In an event-driven data model, we store data updates as individual events. Every action, result, or decision that affects the workflow state is represented by an event. Every event has a creation date, a type, and a data schema unique to the event type. The complete state of a workflow is the reduced result of all events related to the workflow.
This pattern makes several things possible:
- Audited data flow
Everything that happens during an onboarding workflow is represented by an event. It is clear what happened, what decisions were made on what basis. - Immutable data
Once an event is saved, nothing will change it. If some decision should mitigate it’s effect on the reduced state, a different event must represent that decision. - Flexibility
Every action, decision, and update that we add to the system is implemented using new events. Complex and risky database migrations are unnecessary. - Observability
Different stakeholders can look at the event collection for a workflow through separate views (so-called “projections”). The customer support team can overview the whole workflow and help the customer if necessary.
Using the event-sourced pattern might be complex at first; building the mental model of separating workflow state data, event data, and client data can be challenging. But using the proper abstractions, it’s a really powerful tool to handle complex workflows.
CQRS
With the event-sourced data model, we achieved immutable and auditable data, so it’s important that the business logic that interacts with this data model is compatible with these requirements. That means no direct access to the database; any data handled by our business logic should exist as events, and the “projection” of the event collection.
This is accomplished by an architectural pattern known as Command-Query Responsibility Segregation (CQRS). Developers can use this pattern independently of the event-sourced data model, but they commonly use them together.

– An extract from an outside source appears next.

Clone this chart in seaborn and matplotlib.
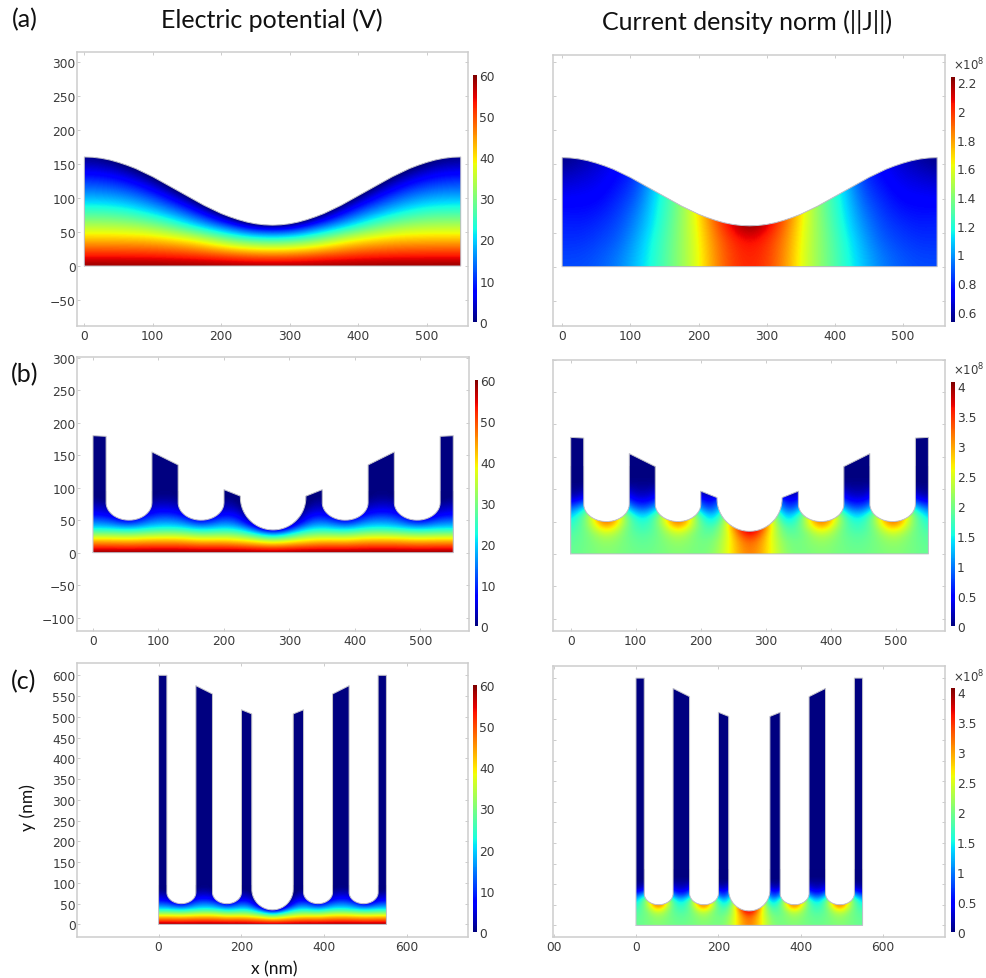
import numpy as np
import matplotlib
matplotlib.use('Agg')
import matplotlib.pyplot as plt
from matplotlib.patches import Polygon
import seaborn as sns

W, H = 986, 979

# field samples, half domain (the structures are mirror symmetric)
# one inner list per x in X_NODES, going up in y
X_NODES = [0, 27.5, 55, 82.5, 110, 137.5, 165, 192.5, 220, 247.5, 275]
Y_NODES_SINE = [0, 20, 40, 60, 80, 100, 120, 140, 160]
Y_NODES_V = [0, 10, 20, 30, 40, 50, 60, 70, 80, 90]
Y_NODES_J = [0, 10, 20, 30, 40, 50, 60, 70, 80, 90, 100, 110, 120, 130]

V_SINE = [
    [60, 51, 42, 33.5, 25.3, 18.3, 12.2, 6.1, 0],
    [60, 51, 42, 33.5, 25.2, 18, 11.8, 5.5, -0.5],
    [60, 50.9, 41.9, 33, 24.4, 16.9, 10.2, 3.4, -3.4],
    [60, 50.8, 41.7, 32, 22, 14.5, 7.1, -0.4, -7.8],
    [60, 50.4, 40.9, 29.4, 18.7, 10.4, 2.1, -6, -14.5],
    [60, 49.8, 39.5, 25, 14.3, 4.8, -4.8, -14, -24],
    [60, 48.7, 37, 19.7, 8.5, -2.8, -14, -25, -36],
    [60, 47.4, 32.3, 14.4, 0.7, -13, -27, -41, -55],
    [60, 45.8, 27.7, 8.8, -8.8, -26, -44, -62, -80],
    [60, 44.3, 25.2, 2.3, -21, -44, -67, -90, -113],
    [60, 43.7, 24.4, 0, -24, -48, -72, -96, -120],
]
J_SINE = [
    [.87, .85, .82, .80, .77, .72, .67, .60, .54],
    [.87, .85, .82, .79, .76, .73, .69, .64, .58],
    [.90, .88, .85, .82, .78, .74, .71, .68, .64],
    [.96, .94, .90, .87, .84, .81, .77, .74, .72],
    [1.08, 1.06, 1.03, .99, .95, .90, .86, .82, .80],
    [1.22, 1.21, 1.20, 1.17, 1.15, 1.13, 1.10, 1.10, 1.10],
    [1.38, 1.38, 1.37, 1.36, 1.34, 1.33, 1.33, 1.33, 1.33],
    [1.55, 1.55, 1.56, 1.57, 1.58, 1.58, 1.58, 1.58, 1.58],
    [1.79, 1.80, 1.82, 1.85, 1.90, 1.90, 1.90, 1.90, 1.90],
    [1.97, 1.98, 2.00, 2.08, 2.15, 2.15, 2.15, 2.15, 2.15],
    [2.03, 2.04, 2.08, 2.24, 2.35, 2.35, 2.35, 2.35, 2.35],
]
V_GRATING = [
    [60, 50.6, 41.3, 29.7, 19.5, 13.3, 7, 4.2, 1.4, 0],
    [60, 50.6, 41.3, 29.7, 19.1, 12, 6, 3, 0, -1],
    [60, 50.2, 40.4, 28.8, 16.4, 4, -1, -4, -6, -8],
    [60, 50.8, 41.7, 30.6, 19.9, 13.5, 7.4, 4, 1.5, 0],
    [60, 51, 42, 31.9, 21.4, 15.7, 9.9, 5.6, 2.8, 0.3],
    [60, 50.8, 41.7, 31.1, 20.6, 13.8, 7, 3.5, 1, 0],
    [60, 49.8, 39.5, 27.9, 16, 4, -1, -4, -6, -8],
    [60, 50.2, 40.4, 29.2, 19.5, 13.3, 7, 4, 1.5, 0],
    [60, 49.5, 39, 28.9, 19, 12, 7, 3.5, 1, 0],
    [60, 48.1, 36, 22, 8, -2, -4, -6, -8, -8],
    [60, 46.3, 31.6, 12.2, -10, -10, -10, -10, -10, -10],
]
J_GRATING = [
    [1.9, 1.9, 1.85, 1.8, 1.65, 1.5, 1.2, .85, .45, .15, .05, 0, 0, 0],
    [2.0, 2.0, 2.0, 2.0, 2.05, 2.1, 2.1, 1.5, .8, .3, .1, 0, 0, 0],
    [2.1, 2.15, 2.25, 2.5, 3.1, 3.7, 4.0, 4.0, 3.0, 2.0, 1.0, 0, 0, 0],
    [2.0, 2.0, 2.0, 2.0, 2.0, 2.1, 2.0, 1.3, .8, .4, .2, .05, 0, 0],
    [1.95, 1.9, 1.85, 1.75, 1.6, 1.4, 1.05, .7, .4, .2, .1, .03, 0, 0],
    [2.0, 2.0, 2.0, 2.0, 2.0, 2.1, 2.0, 1.3, .8, .4, .2, .05, 0, 0],
    [2.1, 2.15, 2.25, 2.5, 3.1, 3.7, 4.0, 4.0, 3.0, 2.0, 1.0, 0, 0, 0],
    [2.0, 2.0, 2.0, 1.95, 2.0, 2.05, 1.9, 1.2, .8, .3, .1, 0, 0, 0],
    [2.05, 2.0, 1.95, 1.8, 1.6, 1.2, .85, .5, .3, .15, .05, 0, 0, 0],
    [2.75, 2.75, 2.75, 2.75, 2.9, 3.0, 3.0, 2.5, 2.0, 1.0, .5, 0, 0, 0],
    [3.3, 3.35, 3.5, 3.95, 4.4, 4.4, 4.4, 4, 3, 2, 1, 0, 0, 0],
]

# geometry (nm)
SINE_X = [0, 12.5, 25, 37.5, 50, 62.5, 75, 87.5, 100, 112.5, 125, 137.5, 150, 162.5, 175, 187.5,
          200, 212.5, 225, 237.5, 250, 262.5, 275, 287.5, 300, 312.5, 325, 337.5, 350, 362.5,
          375, 387.5, 400, 412.5, 425, 437.5, 450, 462.5, 475, 487.5, 500, 512.5, 525, 537.5, 550]
SINE_TOP = [160, 159.5, 158, 155.5, 152, 147.8, 143, 137, 131, 124, 117, 110, 103, 96, 89, 83,
            77, 72.2, 68, 64.5, 62, 60.5, 60, 60.5, 62, 64.5, 68, 72.2, 77, 83,
            89, 96, 103, 110, 117, 124, 131, 137, 143, 147.8, 152, 155.5, 158, 159.5, 160]
RIDGE_LEFT = [0, 90, 200, 325, 420, 530]
RIDGE_RIGHT = [20, 130, 225, 350, 460, 550]
TOP_LEFT_B = [180, 155, 97, 87, 135, 179]
TOP_RIGHT_B = [179, 135, 87, 97, 155, 180]
TOP_LEFT_C = [600, 575, 517, 507, 555, 600]
TOP_RIGHT_C = [600, 555, 507, 517, 575, 600]
GROOVE_BOTTOM = [50, 50, 35, 50, 50]
GROOVE_SHOULDER = [77, 77, 85, 77, 77]

# tick values and labels
Y_TICKS_A = [-50, 0, 50, 100, 150, 200, 250, 300]
Y_TICKS_B = [-100, -50, 0, 50, 100, 150, 200, 250, 300]
Y_TICKS_C = [0, 50, 100, 150, 200, 250, 300, 350, 400, 450, 500, 550, 600]
X_TICKS_AB = [0, 100, 200, 300, 400, 500]
X_TICKS_C = [0, 200, 400, 600]
X_TICKS_C_RIGHT = [-200, 0, 200, 400, 600]
X_LABELS_C_RIGHT = ['00', '0', '200', '400', '600']
CB_V = [0, 10, 20, 30, 40, 50, 60]
CB_J_SINE = [0.6, 0.8, 1, 1.2, 1.4, 1.6, 1.8, 2, 2.2]
CB_J_SINE_LABELS = ['0.6', '0.8', '1', '1.2', '1.4', '1.6', '1.8', '2', '2.2']
CB_J_GRATING = [0, 0.5, 1, 1.5, 2, 2.5, 3, 3.5, 4]
CB_J_GRATING_LABELS = ['0', '0.5', '1', '1.5', '2', '2.5', '3', '3.5', '4']

sns.set_theme(style='white')
plt.rcParams['font.family'] = ['DejaVu Sans']
plt.rcParams['mathtext.fontset'] = 'dejavusans'
TEXT = '#3a3a3a'
NAVY = plt.get_cmap('jet')(0.0)

fig = plt.figure(figsize=(W / 100, H / 100), dpi=100, facecolor='white')


def px_axes(x0, y0, x1, y1):
    return fig.add_axes([x0 / W, 1 - y1 / H, (x1 - x0) / W, (y1 - y0) / H])


def sine_outline():
    xs = [0] + SINE_X + [550, 0]
    ys = [0] + SINE_TOP + [0, 0]
    return np.array(xs, float), np.array(ys, float)


def grating_outline(top_left, top_right):
    xs, ys = [0.0], [0.0]
    for i in range(len(RIDGE_LEFT)):
        xs += [RIDGE_LEFT[i], RIDGE_RIGHT[i]]
        ys += [top_left[i], top_right[i]]
        if i < len(GROOVE_BOTTOM):
            c = (RIDGE_RIGHT[i] + RIDGE_LEFT[i + 1]) / 2
            hw = (RIDGE_LEFT[i + 1] - RIDGE_RIGHT[i]) / 2
            t = np.linspace(np.pi, 2 * np.pi, 48)
            xs += list(c + hw * np.cos(t))
            ys += list(GROOVE_SHOULDER[i] + (GROOVE_SHOULDER[i] - GROOVE_BOTTOM[i]) * np.sin(t))
    xs += [550, 0]
    ys += [0, 0]
    return np.array(xs, float), np.array(ys, float)


def panel(box, xlim, ylim, outline, field, y_nodes, vmin, vmax, xticks, xlabels, yticks, show_y,
          cbox, cticks, clabels):
    ax = px_axes(*box)
    ox, oy = outline
    patch = Polygon(np.column_stack([ox, oy]), closed=True, facecolor=NAVY, edgecolor='none',
                    transform=ax.transData, zorder=1)
    ax.add_patch(patch)

    half = np.array(field, float).T
    full = np.hstack([half, half[:, -2::-1]])
    dx = X_NODES[1] - X_NODES[0]
    dy = y_nodes[1] - y_nodes[0]
    im = ax.imshow(full, origin='lower', cmap='jet', vmin=vmin, vmax=vmax, aspect='auto',
                   interpolation='bicubic', interpolation_stage='data', zorder=2,
                   extent=(-dx / 2, 550 + dx / 2, y_nodes[0] - dy / 2, y_nodes[-1] + dy / 2))
    im.set_clip_path(patch)

    sns.lineplot(x=ox, y=oy, sort=False, estimator=None, color='#c6c6cc', linewidth=0.7,
                 ax=ax, zorder=3, legend=False)

    ax.set_xlim(*xlim)
    ax.set_ylim(*ylim)
    ax.set_xticks(xticks)
    ax.set_xticklabels(xlabels)
    ax.set_yticks(yticks)
    if not show_y:
        ax.set_yticklabels([])
    ax.tick_params(direction='in', length=2, width=0.6, color='#c4c4c4', top=True, right=True,
                   bottom=True, left=True, labelsize=8.8, labelcolor=TEXT, pad=2)
    ax.tick_params(axis='y', pad=1)
    for s in ax.spines.values():
        s.set_color('#cdcdcd')
        s.set_linewidth(1.1)

    cax = px_axes(*cbox)
    cb = fig.colorbar(im, cax=cax)
    cb.set_ticks(cticks)
    cb.set_ticklabels(clabels)
    cb.ax.tick_params(length=0, labelsize=8.8, labelcolor=TEXT, pad=1.5)
    cb.outline.set_visible(False)
    return ax


ticks_ab = [str(v) for v in X_TICKS_AB]
ticks_c = [str(v) for v in X_TICKS_C]
v_labels = [str(v) for v in CB_V]
sine = sine_outline()
grating_b = grating_outline(TOP_LEFT_B, TOP_RIGHT_B)
grating_c = grating_outline(TOP_LEFT_C, TOP_RIGHT_C)

panel((77, 53, 468, 327), (-10.7, 560.6), (-88, 314), sine, V_SINE, Y_NODES_SINE, 0, 60,
      X_TICKS_AB, ticks_ab, Y_TICKS_A, True, (473.3, 75.7, 477.3, 322.7), CB_V, v_labels)
panel((553.3, 55.7, 945.3, 327), (-13, 562), (-87, 311), sine, J_SINE, Y_NODES_SINE, 0.53, 2.24,
      X_TICKS_AB, ticks_ab, Y_TICKS_A, False, (950.7, 77.7, 955, 322.7), CB_J_SINE, CB_J_SINE_LABELS)
panel((77, 358.3, 469.3, 632.3), (-24.4, 574.5), (-121, 300.6), grating_b, V_GRATING, Y_NODES_V, 0, 60,
      X_TICKS_AB, ticks_ab, Y_TICKS_B, True, (474.7, 380.7, 478.3, 627.3), CB_V, v_labels)
panel((553.3, 360.7, 945.3, 632.3), (-26.8, 576), (-119.5, 298.5), grating_b, J_GRATING, Y_NODES_J, 0, 4.07,
      X_TICKS_AB, ticks_ab, Y_TICKS_B, False, (950.7, 382.7, 955, 627.3), CB_J_GRATING, CB_J_GRATING_LABELS)
panel((77, 664, 468, 938.3), (-197, 747), (-31, 629.6), grating_c, V_GRATING, Y_NODES_V, 0, 60,
      X_TICKS_C, ticks_c, Y_TICKS_C, True, (473.3, 685.7, 477.3, 933.3), CB_V, v_labels)
panel((553.3, 667.3, 945.3, 938.3), (-200.7, 750.7), (-29, 628.6), grating_c, J_GRATING, Y_NODES_J, 0, 4.07,
      X_TICKS_C_RIGHT, X_LABELS_C_RIGHT, Y_TICKS_C, False, (950.7, 689.3, 955, 933.3), CB_J_GRATING, CB_J_GRATING_LABELS)


def label(x, y, s, **kw):
    kw.setdefault('family', 'Lato')
    kw.setdefault('color', '#111111')
    fig.text(x / W, 1 - y / H, s, ha=kw.pop('ha', 'center'), va='center', **kw)


label(272, 20, 'Electric potential (V)', fontsize=18)
label(747, 22, 'Current density norm (||J||)', fontsize=18)
label(25, 20, '(a)', fontsize=18)
label(25, 375, '(b)', fontsize=18)
label(24, 682, '(c)', fontsize=18)
label(28, 808, 'y (nm)', fontsize=12.5, rotation=90)
label(274, 969, 'x (nm)', fontsize=12.5)
for y in (65, 370, 677):
    fig.text(969 / W, 1 - y / H, r'$\times$10$^{8}$', ha='center', va='center', fontsize=8.5, color=TEXT)

fig.savefig('out.png', dpi=100)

CQRS uses commands to contain business logic. Commands have access to queries, to look at the workflow state, and commands emit events to change the state.
Testing commands is simple by mocking queries and other dependencies. During peer review it’s easy to see patterns that do not belong to a command, like direct access to a database.
Separating responsibilities and thinking in commands is also a good way to design a scalable architecture. Publish commands in a message queue where command handlers listen to the commands they are responsible, you can raise the number of command handlers if necessary.
Encapsulating business logic in such a strict way is a constraint, but a useful one in complex applications.
State machines
Handling different states in any application is always an interesting problem when we make architectural decisions. As a practical guideline, I’d recommend using a state machine for any workflow that has or will have five or seven more states.
The state machine is a software design pattern where you implement your application's states a graph. The graph nodes are the states your application has, and the edges are the events that put the application into each state.
Because every event in the state machine leads to a single state, and your application can only be in states included in the state machine, this pattern creates safe and predictable application state management.
Complex workflows like automated customer onboarding may have dozens, or almost a hundred distinct states. Steps the client must follow, results and errors the clients must handle.
Since we have already made the architectural decision to use event sourcing, the data modeling is happening through events. These events can drive a state machine, and in this way, we could map every state of our application. Using a state machine made testing easier, changing the workflow less challenging, and represented in a graph, engineers and product design can use it as documentation.